Classification and Treatment Learning with Constraints via Composite Heaviside Optimization: a Progressive MIP Method
Yue Fang, Junyi Liu, Jong-Shi Pang
TL;DR
This work addresses constrained learning for multiclass classification and multi-action treatment by formulating the problem as Heaviside composite optimization (HSCOP). The authors introduce a progressive mixed-integer programming (PIP) method that solves a sequence of reduced-size MIPs, linking continuous optimization with integer variables to obtain locally optimal solutions with strong practical performance. The approach supports affine policy classes, margins, and a least-residual slack for feasibility under a Gini-based income fairness constraint, with theoretical guarantees tying epi-stationarity to local optimality under suitable conditions. Empirical results on synthetic data demonstrate that PIP achieves comparable welfare to full MIP while delivering substantial computational speedups, particularly as the problem size grows and the Gini constraint tightens, highlighting its potential for scalable constrained learning in practice.
Abstract
This paper proposes a Heaviside composite optimization approach and presents a progressive (mixed) integer programming (PIP) method for solving multi-class classification and multi-action treatment problems with constraints. A Heaviside composite function is a composite of a Heaviside function (i.e., the indicator function of either the open $( \, 0,\infty )$ or closed $[ \, 0,\infty \, )$ interval) with a possibly nondifferentiable function.
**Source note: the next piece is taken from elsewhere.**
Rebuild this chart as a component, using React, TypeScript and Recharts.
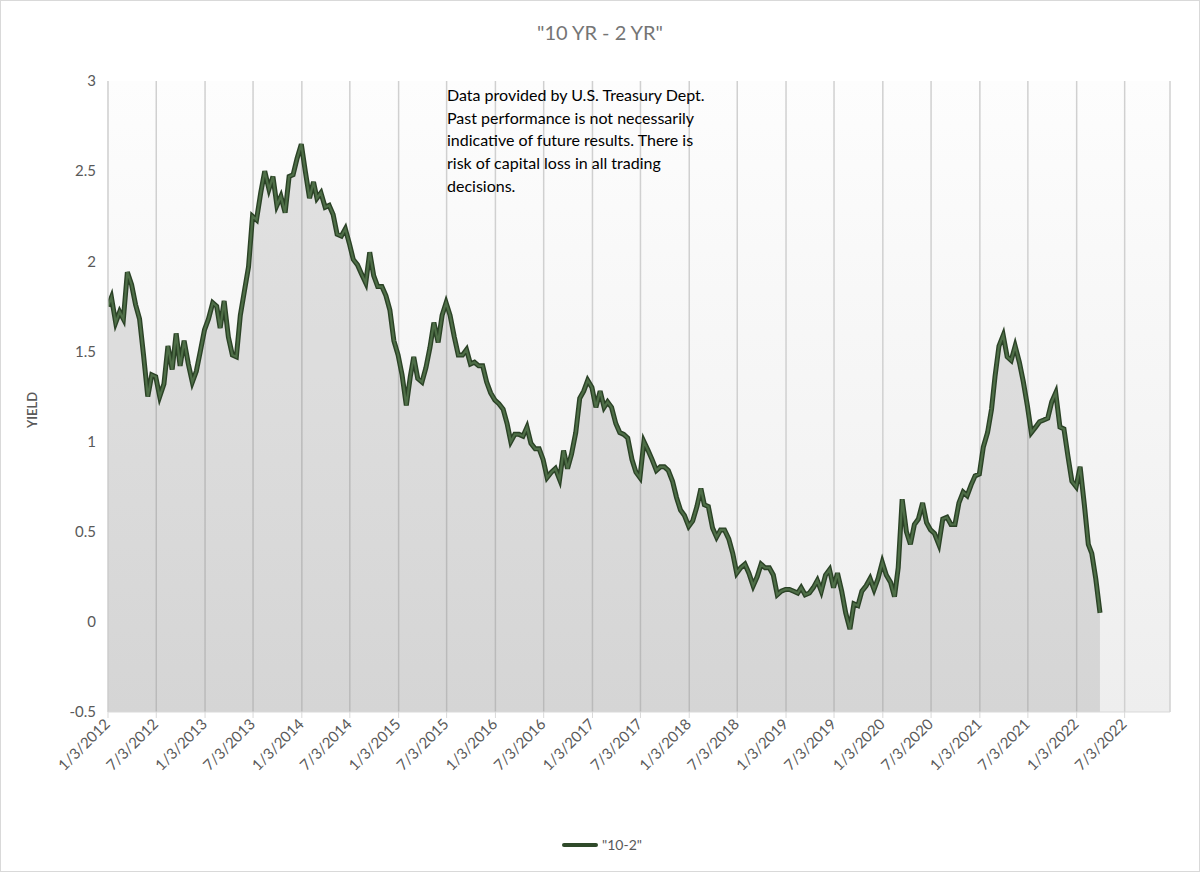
import React from 'react';
import { Area, CartesianGrid, ComposedChart, Line, XAxis, YAxis } from 'recharts';

// Readings of the 10y-2y spread, one on the 1st and one on the 16th of each
// month (2012 starts on Jan 3, 2022 stops at Apr 1).
const y2012 = [1.75, 1.80, 1.66, 1.72, 1.68, 1.94, 1.87, 1.76, 1.68, 1.48, 1.25, 1.37, 1.36, 1.25, 1.32, 1.53, 1.40, 1.60, 1.42, 1.56, 1.43, 1.33, 1.39, 1.50];
const y2013 = [1.62, 1.68, 1.77, 1.75, 1.63, 1.78, 1.58, 1.48, 1.47, 1.70, 1.84, 1.97, 2.25, 2.23, 2.38, 2.50, 2.40, 2.47, 2.31, 2.36, 2.27, 2.47, 2.48, 2.57];
const y2014 = [2.65, 2.50, 2.35, 2.44, 2.35, 2.38, 2.30, 2.31, 2.26, 2.15, 2.14, 2.18, 2.10, 2.01, 1.98, 1.93, 1.88, 2.05, 1.92, 1.86, 1.86, 1.81, 1.73, 1.56];
const y2015 = [1.48, 1.37, 1.20, 1.36, 1.47, 1.35, 1.33, 1.41, 1.52, 1.66, 1.55, 1.70, 1.77, 1.70, 1.58, 1.48, 1.48, 1.51, 1.43, 1.44, 1.42, 1.42, 1.33, 1.27];
const y2016 = [1.23, 1.21, 1.18, 1.10, 1.00, 1.04, 1.04, 1.03, 1.08, 0.99, 0.96, 0.96, 0.90, 0.80, 0.83, 0.85, 0.79, 0.95, 0.85, 0.93, 1.05, 1.24, 1.28, 1.34];
const y2017 = [1.30, 1.19, 1.28, 1.19, 1.22, 1.19, 1.10, 1.05, 1.04, 1.02, 0.90, 0.83, 0.80, 1.00, 0.95, 0.90, 0.84, 0.86, 0.86, 0.84, 0.78, 0.69, 0.62, 0.59];
const y2018 = [0.53, 0.56, 0.64, 0.74, 0.65, 0.64, 0.52, 0.47, 0.51, 0.51, 0.46, 0.38, 0.27, 0.30, 0.32, 0.27, 0.20, 0.25, 0.32, 0.30, 0.30, 0.26, 0.15, 0.17];
const y2019 = [0.18, 0.18, 0.17, 0.16, 0.19, 0.15, 0.16, 0.19, 0.23, 0.17, 0.26, 0.29, 0.19, 0.27, 0.17, 0.05, -0.04, 0.10, 0.09, 0.17, 0.20, 0.24, 0.18, 0.24];
const y2020 = [0.33, 0.26, 0.22, 0.14, 0.30, 0.68, 0.50, 0.43, 0.54, 0.57, 0.66, 0.55, 0.51, 0.49, 0.43, 0.57, 0.58, 0.54, 0.54, 0.66, 0.72, 0.70, 0.76, 0.81];
const y2021 = [0.82, 0.97, 1.05, 1.18, 1.36, 1.53, 1.59, 1.47, 1.45, 1.53, 1.44, 1.33, 1.20, 1.05, 1.08, 1.11, 1.12, 1.13, 1.22, 1.27, 1.08, 1.07, 0.92, 0.78];
const y2022 = [0.75, 0.86, 0.65, 0.43, 0.38, 0.24, 0.05];

const years = [2012, 2013, 2014, 2015, 2016, 2017, 2018, 2019, 2020, 2021, 2022];
const yearly = [y2012, y2013, y2014, y2015, y2016, y2017, y2018, y2019, y2020, y2021, y2022];

const xTickLabels = [
  '1/3/2012', '7/3/2012', '1/3/2013', '7/3/2013', '1/3/2014', '7/3/2014',
  '1/3/2015', '7/3/2015', '1/3/2016', '7/3/2016', '1/3/2017', '7/3/2017',
  '1/3/2018', '7/3/2018', '1/3/2019', '7/3/2019', '1/3/2020', '7/3/2020',
  '1/3/2021', '7/3/2021', '1/3/2022', '7/3/2022',
];
const yTicks = [-0.5, 0, 0.5, 1, 1.5, 2, 2.5, 3];
const axisEnd = '12/21/2022';

const FONT = 'Lato, "Open Sans", sans-serif';
const INK = '#595959';
const EDGE = '#d9d9d9';

const toTime = (s: string) => {
  const [m, d, y] = s.split('/').map(Number);
  return Date.UTC(y, m - 1, d);
};

const data = yearly.flatMap((vals, yi) =>
  vals.map((v, i) => {
    const day = i % 2 ? 16 : yi === 0 && i === 0 ? 3 : 1;
    return { t: Date.UTC(years[yi], Math.floor(i / 2), day), v };
  }),
);

const xTicks = xTickLabels.map(toTime);
const labelOf = new Map(xTickLabels.map((s) => [toTime(s), s]));

function DateTick({ x, y, payload }: any) {
  const px = x + 3;
  const py = y + 5;
  return (
    <text
      x={px}
      y={py}
      transform={`rotate(-45 ${px} ${py})`}
      textAnchor="end"
      fontSize={15}
      fontFamily={FONT}
      fill={INK}
    >
      {labelOf.get(payload.value)}
    </text>
  );
}

export default function App() {
  return (
    <div style={{ position: 'relative', width: 1200, height: 872, background: '#fff', fontFamily: FONT }}>
      <style>{'body{margin:0}'}</style>
      <ComposedChart
        width={1200}
        height={872}
        data={data}
        margin={{ top: 81, right: 30, bottom: 0, left: 0 }}
      >
        <defs>
          <linearGradient id="plotBg" x1="0" y1="0" x2="0" y2="1">
            <stop offset="0%" stopColor="#fdfdfd" />
            <stop offset="100%" stopColor="#eeeeee" />
          </linearGradient>
        </defs>
        <CartesianGrid horizontal={false} stroke="#d0d0d0" strokeWidth={1.5} fill="url(#plotBg)" />
        <XAxis
          type="number"
          dataKey="t"
          domain={[toTime(xTickLabels[0]), toTime(axisEnd)]}
          ticks={xTicks}
          interval={0}
          height={160}
          allowDataOverflow
          axisLine={{ stroke: EDGE }}
          tickLine={{ stroke: EDGE }}
          tickSize={6}
          tick={<DateTick />}
        />
        <YAxis
          domain={[-0.5, 3]}
          ticks={yTicks}
          width={108}
          axisLine={{ stroke: EDGE }}
          tickLine={false}
          tickMargin={6}
          tick={{ fill: INK, fontSize: 15, fontFamily: FONT }}
        />
        <Area
          type="linear"
          dataKey="v"
          baseValue={-0.5}
          stroke="none"
          fill="#000"
          fillOpacity={0.1}
          isAnimationActive={false}
        />
        <Line type="linear" dataKey="v" stroke="#2b4226" strokeWidth={5} dot={false} activeDot={false} isAnimationActive={false} />
        <Line type="linear" dataKey="v" stroke="#4e6e47" strokeWidth={2.2} dot={false} activeDot={false} isAnimationActive={false} />
      </ComposedChart>

      <div style={{ position: 'absolute', top: 20, left: 0, width: 1200, textAlign: 'center', fontSize: 20, color: '#757575' }}>
        "10 YR - 2 YR"
      </div>

      <div
        style={{
          position: 'absolute',
          left: 32,
          top: 410,
          transform: 'translate(-50%, -50%) rotate(-90deg)',
          fontSize: 13,
          color: INK,
          fontWeight: 600,
        }}
      >
        YIELD
      </div>

      <div style={{ position: 'absolute', left: 447, top: 84, fontSize: 16, lineHeight: '22.7px', color: '#000' }}>
        Data provided by U.S. Treasury Dept.
        <br />
        Past performance is not necessarily
        <br />
        indicative of future results. There is
        <br />
        risk of capital loss in all trading
        <br />
        decisions.
      </div>

      <div style={{ position: 'absolute', left: 562, top: 836, display: 'flex', alignItems: 'center', gap: 4, fontSize: 14, color: INK }}>
        <span style={{ display: 'inline-block', width: 36, height: 4, background: '#2f4a2a', borderRadius: 2 }} />
        <span>"10-2"</span>
      </div>

      <div style={{ position: 'absolute', inset: 0, border: `1px solid ${EDGE}`, pointerEvents: 'none' }} />
    </div>
  );
}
Modeling-wise, we show how Heaviside composite optimization provides a unified formulation for learning the optimal multi-class classification and multi-action treatment rules, subject to rule-dependent constraints stipulating a variety of domain restrictions. A Heaviside composite function has an equivalent discrete formulation, and the resulting optimization problem can in principle be solved by integer programming (IP) methods. Nevertheless, for constrained learning problems with large data sets, a straightforward application of off-the-shelf IP solvers is usually ineffective in achieving global optimality. To alleviate such a computational burden, our major contribution is the proposal of the PIP method by leveraging the effectiveness of state-of-the-art IP solvers for problems of modest sizes. We provide the theoretical advantage of the PIP method with the connection to continuous optimization and show that the computed solution is locally optimal for a broad class of Heaviside composite optimization problems. The numerical performance of the PIP method is demonstrated by extensive computational experimentation.